Morgan Stanley: "A 25bps Cut Won't Be Seen As Aggressive, And Will Disappoint The Market"

Authored by Matthew Hornbach, head of interest rate strategy at Morgan Stanley

The Fed won’t be enjoying a lazy summer this year. Chair Powell has teed up monetary policy easing at the conclusion of the FOMC meeting on July 31. The consensus expectation among economists calls for a 25bp cut in the target interest rate, while we expect the Fed to deliver 50bp. The market is pricing an outcome somewhere in between, with fed funds futures implying around 30bp.

The debate over the size/cost of an insurance cut remains active, thanks to a spate of strong data (nonfarm payrolls, inflation, retail sales) that have been perceived, at least at the margin, as increasing the risk that the Fed under-delivers at its July meeting relative to our expectation. For those FOMC participants who are less inclined to act aggressively against downside risks, these data points could also argue against delivering more than 25bp.

The minutes from the June FOMC meeting revealed that 14 of the 17 participants saw downside risks to the growth and inflation outlooks. What's more, in their assessment of downside risks to the economic outlook, participants noted factors including “recent weak indicators for business confidence, business spending and manufacturing activity; trade developments; and signs of slowing global economic growth”. Thus, the case for concern does not hinge on the labor market or the consumer, but more on external conditions, trade policy, and manufacturing.

Chair Powell also underscored this point in his most recent remarks in Paris on Tuesday, expressing concern about "trade developments and global growth". It's important to note that our US public policy strategists, led by Mike Zezas, have characterized the post-G20 environment for trade escalation as an 'uncertain pause', while our global economists, led by Chetan Ahya, see global growth slowing through 4Q19 with risks to the downside.

In June, FOMC participants were also increasingly concerned about the inflation outlook, based on recent low inflation readings, downside growth risks, and lower inflation expectations. The June CPI print then surprised to the upside, with positive implications for core PCE (where we expect an increase in the year-over-year reading to 1.66% from 1.60%). So inflation has moved higher, but does the June data point alter the fact that inflation has fallen short of the Fed's 2%Y goal for two decades, let alone put a measurable dent in that shortfall – or even the decline over the past four months? Recall that the Fed's goal is to create enough inflationary pressure that inflation stays above its 2%Y goal for a sustained period. That means running the economy hot.

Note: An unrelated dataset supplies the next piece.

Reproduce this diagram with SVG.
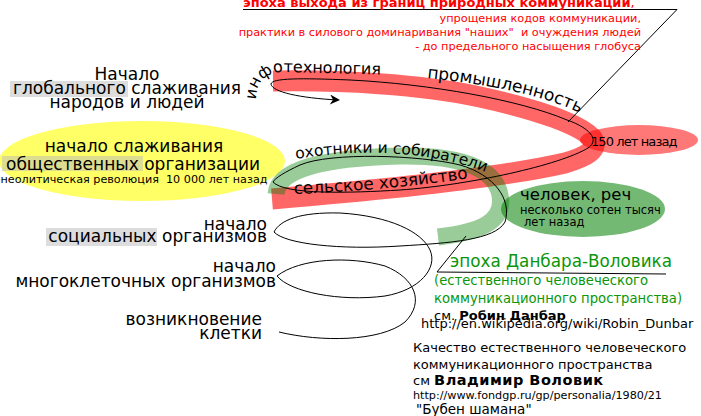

While these factors easily support a rate cut at the July meeting, they don't necessarily justify the magnitude we expect. We'd point out that in June seven FOMC participants suggested the need for 50bp of accommodation this year, even before the FOMC judged that global uncertainty had persisted beyond the G20 meeting. Based on recent comments from policy-makers, we believe this number has grown. As such, we think the FOMC will be debating when to deliver 50bp of accommodation, as opposed to whether circumstances call for only 25bp.

Will the Committee cut by 50bp all at once, or in a gradual fashion reminiscent of the recent tightening cycle? In this regard, we note a deeply held view among monetary policy-makers that near the zero lower bound the Fed must act aggressively when low inflation or a downturn threatens. The message to policy-makers today? Don't keep your powder dry. In addition, our own simulations have shown that, in terms of a positive impact on the economy, 25bp in cuts is a rounding error, while 50bp might be enough to mitigate the downside risks we face today.

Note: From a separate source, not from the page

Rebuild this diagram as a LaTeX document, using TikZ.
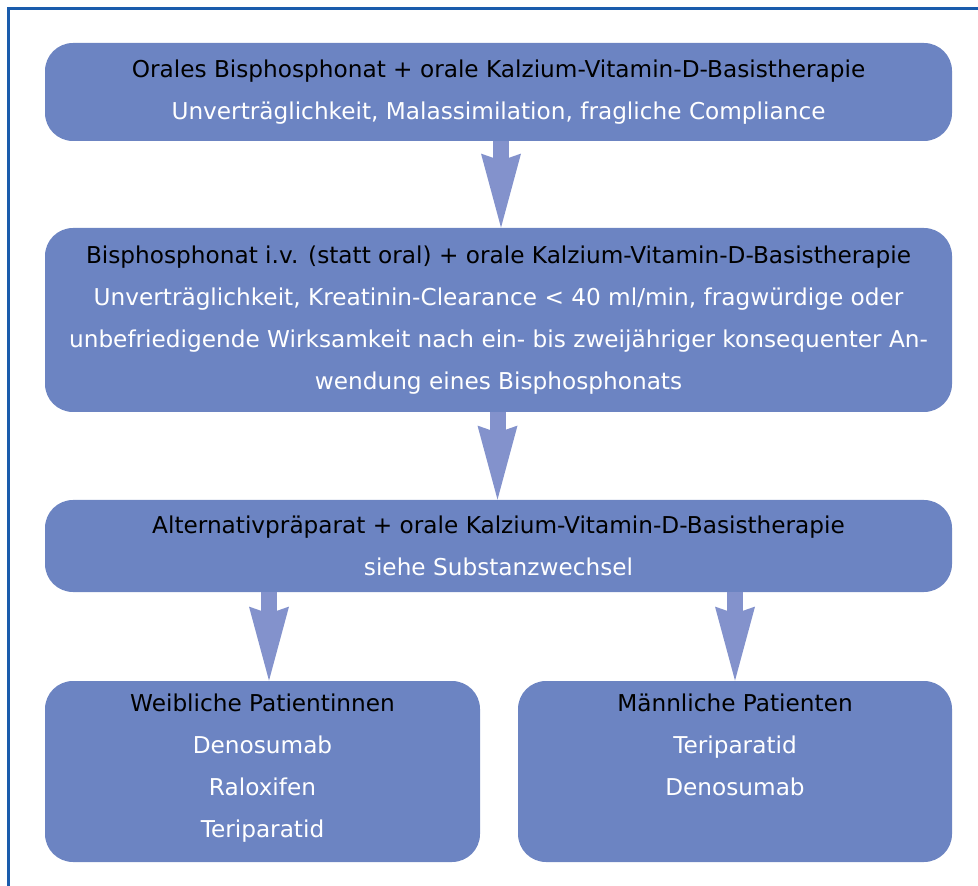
\documentclass[tikz,border=0pt]{standalone}
\usepackage{fontspec}
\setmainfont{DejaVu Sans}
\usetikzlibrary{arrows.meta}
\definecolor{boxblue}{RGB}{108,132,194}
\definecolor{arrblue}{RGB}{131,146,204}
\definecolor{frameblue}{RGB}{26,92,172}

\begin{document}
\begin{tikzpicture}[x=0.5pt, y=-0.5pt,
  box/.style={fill=boxblue, rounded corners=14pt, align=center, text=white, inner sep=0pt,
    font=\fontsize{11.6}{21}\selectfont},
  flow/.style={draw=arrblue, line width=8pt,
    -{Stealth[length=37pt, width=20pt, inset=3.5pt, line width=0pt, fill=arrblue]}}]
\useasboundingbox (0,0) rectangle (978,886);
\begin{scope}
\clip (0,0) rectangle (978,886);
\draw[frameblue, line width=1.1pt] (8.5,8.5) rectangle (1000,910);
\end{scope}

\path (498.5,92) node[box, minimum width=453.5pt, minimum height=49pt] (b1)
  {\textcolor{black}{Orales Bisphosphonat + orale Kalzium-Vitamin-D-Basistherapie}\\
   Unverträglichkeit, Malassimilation, fragliche Compliance}
(498.5,320) node[box, minimum width=453.5pt, minimum height=92pt] (b2)
  {\textcolor{black}{Bisphosphonat i.v. (statt oral) + orale Kalzium-Vitamin-D-Basistherapie}\\
   Unverträglichkeit, Kreatinin-Clearance < 40 ml/min, fragwürdige oder\\
   unbefriedigende Wirksamkeit nach ein- bis zweijähriger konsequenter An-\\
   wendung eines Bisphosphonats}
(498.5,546) node[box, minimum width=453.5pt, minimum height=46pt] (b3)
  {\textcolor{black}{Alternativpräparat + orale Kalzium-Vitamin-D-Basistherapie}\\
   siehe Substanzwechsel}
(262.5,771.5) node[box, minimum width=217.5pt, minimum height=90.5pt] (b4)
  {\textcolor{black}{Weibliche Patientinnen}\\Denosumab\\Raloxifen\\Teriparatid\strut}
(735,771.5) node[box, minimum width=217pt, minimum height=90.5pt] (b5)
  {\textcolor{black}{Männliche Patienten}\\Teriparatid\\Denosumab\\\strut};

\draw[flow] ([xshift=1.25pt]b1.south) -- ([xshift=1.25pt]b2.north);
\draw[flow] ([xshift=-0.5pt]b2.south) -- ([xshift=-0.5pt]b3.north);
\draw[flow] ([xshift=3.25pt]b3.south -| b4) -- ([xshift=3.25pt]b4.north);
\draw[flow] (b3.south -| b5) -- (b5.north);
\end{tikzpicture}
\end{document}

Putting to one side their desire for aggressive action, current market pricing indicates that market participants won't see a 25bp cut as aggressive. And that could result in tighter financial conditions than those in place today. To date, such conditions have helped to "sustain the economic expansion, with a strong job market and stable prices, for the benefit of the American people". The recent labor market and inflation reports and retail sales data confirm this. Would policy-makers want to put those accommodative financial conditions at risk by delivering the 50bp they deem appropriate gradually? We doubt it.